* _GIVEN EXERCISE_
Repeat the material below exactly, with no pictures.

** Begin RAW DATA **

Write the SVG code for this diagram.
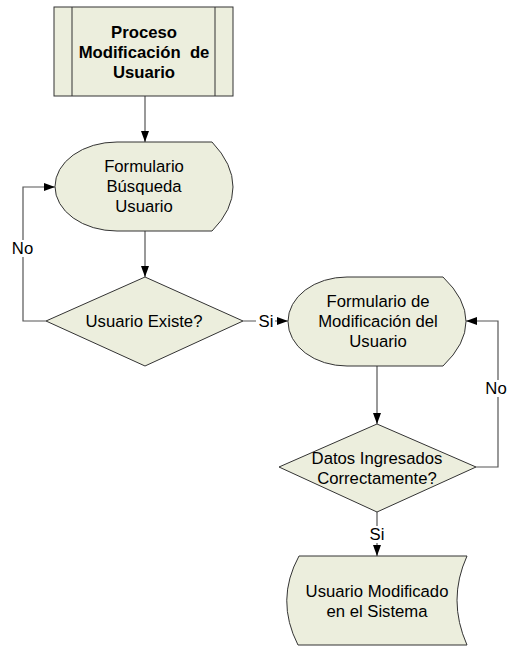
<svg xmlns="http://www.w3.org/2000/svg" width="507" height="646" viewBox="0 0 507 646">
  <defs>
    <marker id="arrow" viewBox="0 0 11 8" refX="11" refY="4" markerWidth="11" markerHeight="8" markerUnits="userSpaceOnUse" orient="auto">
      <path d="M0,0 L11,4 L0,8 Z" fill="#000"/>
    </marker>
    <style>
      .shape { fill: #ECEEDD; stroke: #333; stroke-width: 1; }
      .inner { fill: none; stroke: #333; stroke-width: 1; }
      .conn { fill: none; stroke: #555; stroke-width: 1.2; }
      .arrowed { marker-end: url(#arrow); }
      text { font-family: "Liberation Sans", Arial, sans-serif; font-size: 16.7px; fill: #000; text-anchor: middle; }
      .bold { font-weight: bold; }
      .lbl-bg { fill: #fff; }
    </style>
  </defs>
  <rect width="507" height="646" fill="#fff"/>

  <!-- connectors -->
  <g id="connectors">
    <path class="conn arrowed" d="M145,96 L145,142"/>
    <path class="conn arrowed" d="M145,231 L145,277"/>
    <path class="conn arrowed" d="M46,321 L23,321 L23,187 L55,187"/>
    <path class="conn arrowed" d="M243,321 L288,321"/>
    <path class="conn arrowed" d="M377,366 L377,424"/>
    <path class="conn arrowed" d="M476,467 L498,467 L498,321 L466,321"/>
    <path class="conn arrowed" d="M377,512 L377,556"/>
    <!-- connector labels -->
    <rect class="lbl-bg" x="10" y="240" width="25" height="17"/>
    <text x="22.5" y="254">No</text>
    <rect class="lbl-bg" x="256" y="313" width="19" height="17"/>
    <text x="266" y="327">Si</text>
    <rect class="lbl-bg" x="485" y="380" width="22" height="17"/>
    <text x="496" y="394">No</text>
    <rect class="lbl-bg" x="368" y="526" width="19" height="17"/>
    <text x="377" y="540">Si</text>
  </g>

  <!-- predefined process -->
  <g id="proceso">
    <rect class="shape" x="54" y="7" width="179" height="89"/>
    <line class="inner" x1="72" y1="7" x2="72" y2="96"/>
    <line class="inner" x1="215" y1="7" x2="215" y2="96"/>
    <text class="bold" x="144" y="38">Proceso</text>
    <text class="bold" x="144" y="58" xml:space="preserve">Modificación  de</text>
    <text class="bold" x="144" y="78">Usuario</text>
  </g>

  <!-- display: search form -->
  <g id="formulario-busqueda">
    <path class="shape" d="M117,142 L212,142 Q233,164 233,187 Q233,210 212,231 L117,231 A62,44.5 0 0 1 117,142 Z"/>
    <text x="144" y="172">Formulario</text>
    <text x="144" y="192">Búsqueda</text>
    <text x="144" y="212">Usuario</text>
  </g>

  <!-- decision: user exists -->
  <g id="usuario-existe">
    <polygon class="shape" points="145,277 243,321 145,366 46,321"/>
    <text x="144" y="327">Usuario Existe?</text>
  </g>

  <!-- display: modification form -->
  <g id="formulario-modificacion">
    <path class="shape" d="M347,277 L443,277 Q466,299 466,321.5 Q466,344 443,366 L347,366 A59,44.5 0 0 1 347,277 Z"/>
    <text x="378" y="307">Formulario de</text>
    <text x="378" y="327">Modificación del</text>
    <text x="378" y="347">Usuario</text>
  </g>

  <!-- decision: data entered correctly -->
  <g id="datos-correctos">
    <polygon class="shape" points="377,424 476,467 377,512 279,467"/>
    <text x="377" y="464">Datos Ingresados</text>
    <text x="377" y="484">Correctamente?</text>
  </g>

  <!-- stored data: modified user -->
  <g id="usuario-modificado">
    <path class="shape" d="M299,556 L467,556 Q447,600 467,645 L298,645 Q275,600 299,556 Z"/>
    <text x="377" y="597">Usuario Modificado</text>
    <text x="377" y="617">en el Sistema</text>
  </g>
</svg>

** End RAW DATA **

* _SOLVED PROBLEM_
Write the SVG code for this diagram.
<svg xmlns="http://www.w3.org/2000/svg" width="507" height="646" viewBox="0 0 507 646">
  <defs>
    <marker id="arrow" viewBox="0 0 11 8" refX="11" refY="4" markerWidth="11" markerHeight="8" markerUnits="userSpaceOnUse" orient="auto">
      <path d="M0,0 L11,4 L0,8 Z" fill="#000"/>
    </marker>
    <style>
      .shape { fill: #ECEEDD; stroke: #333; stroke-width: 1; }
      .inner { fill: none; stroke: #333; stroke-width: 1; }
      .conn { fill: none; stroke: #555; stroke-width: 1.2; }
      .arrowed { marker-end: url(#arrow); }
      text { font-family: "Liberation Sans", Arial, sans-serif; font-size: 16.7px; fill: #000; text-anchor: middle; }
      .bold { font-weight: bold; }
      .lbl-bg { fill: #fff; }
    </style>
  </defs>
  <rect width="507" height="646" fill="#fff"/>

  <!-- connectors -->
  <g id="connectors">
    <path class="conn arrowed" d="M145,96 L145,142"/>
    <path class="conn arrowed" d="M145,231 L145,277"/>
    <path class="conn arrowed" d="M46,321 L23,321 L23,187 L55,187"/>
    <path class="conn arrowed" d="M243,321 L288,321"/>
    <path class="conn arrowed" d="M377,366 L377,424"/>
    <path class="conn arrowed" d="M476,467 L498,467 L498,321 L466,321"/>
    <path class="conn arrowed" d="M377,512 L377,556"/>
    <!-- connector labels -->
    <rect class="lbl-bg" x="10" y="240" width="25" height="17"/>
    <text x="22.5" y="254">No</text>
    <rect class="lbl-bg" x="256" y="313" width="19" height="17"/>
    <text x="266" y="327">Si</text>
    <rect class="lbl-bg" x="485" y="380" width="22" height="17"/>
    <text x="496" y="394">No</text>
    <rect class="lbl-bg" x="368" y="526" width="19" height="17"/>
    <text x="377" y="540">Si</text>
  </g>

  <!-- predefined process -->
  <g id="proceso">
    <rect class="shape" x="54" y="7" width="179" height="89"/>
    <line class="inner" x1="72" y1="7" x2="72" y2="96"/>
    <line class="inner" x1="215" y1="7" x2="215" y2="96"/>
    <text class="bold" x="144" y="38">Proceso</text>
    <text class="bold" x="144" y="58" xml:space="preserve">Modificación  de</text>
    <text class="bold" x="144" y="78">Usuario</text>
  </g>

  <!-- display: search form -->
  <g id="formulario-busqueda">
    <path class="shape" d="M117,142 L212,142 Q233,164 233,187 Q233,210 212,231 L117,231 A62,44.5 0 0 1 117,142 Z"/>
    <text x="144" y="172">Formulario</text>
    <text x="144" y="192">Búsqueda</text>
    <text x="144" y="212">Usuario</text>
  </g>

  <!-- decision: user exists -->
  <g id="usuario-existe">
    <polygon class="shape" points="145,277 243,321 145,366 46,321"/>
    <text x="144" y="327">Usuario Existe?</text>
  </g>

  <!-- display: modification form -->
  <g id="formulario-modificacion">
    <path class="shape" d="M347,277 L443,277 Q466,299 466,321.5 Q466,344 443,366 L347,366 A59,44.5 0 0 1 347,277 Z"/>
    <text x="378" y="307">Formulario de</text>
    <text x="378" y="327">Modificación del</text>
    <text x="378" y="347">Usuario</text>
  </g>

  <!-- decision: data entered correctly -->
  <g id="datos-correctos">
    <polygon class="shape" points="377,424 476,467 377,512 279,467"/>
    <text x="377" y="464">Datos Ingresados</text>
    <text x="377" y="484">Correctamente?</text>
  </g>

  <!-- stored data: modified user -->
  <g id="usuario-modificado">
    <path class="shape" d="M299,556 L467,556 Q447,600 467,645 L298,645 Q275,600 299,556 Z"/>
    <text x="377" y="597">Usuario Modificado</text>
    <text x="377" y="617">en el Sistema</text>
  </g>
</svg>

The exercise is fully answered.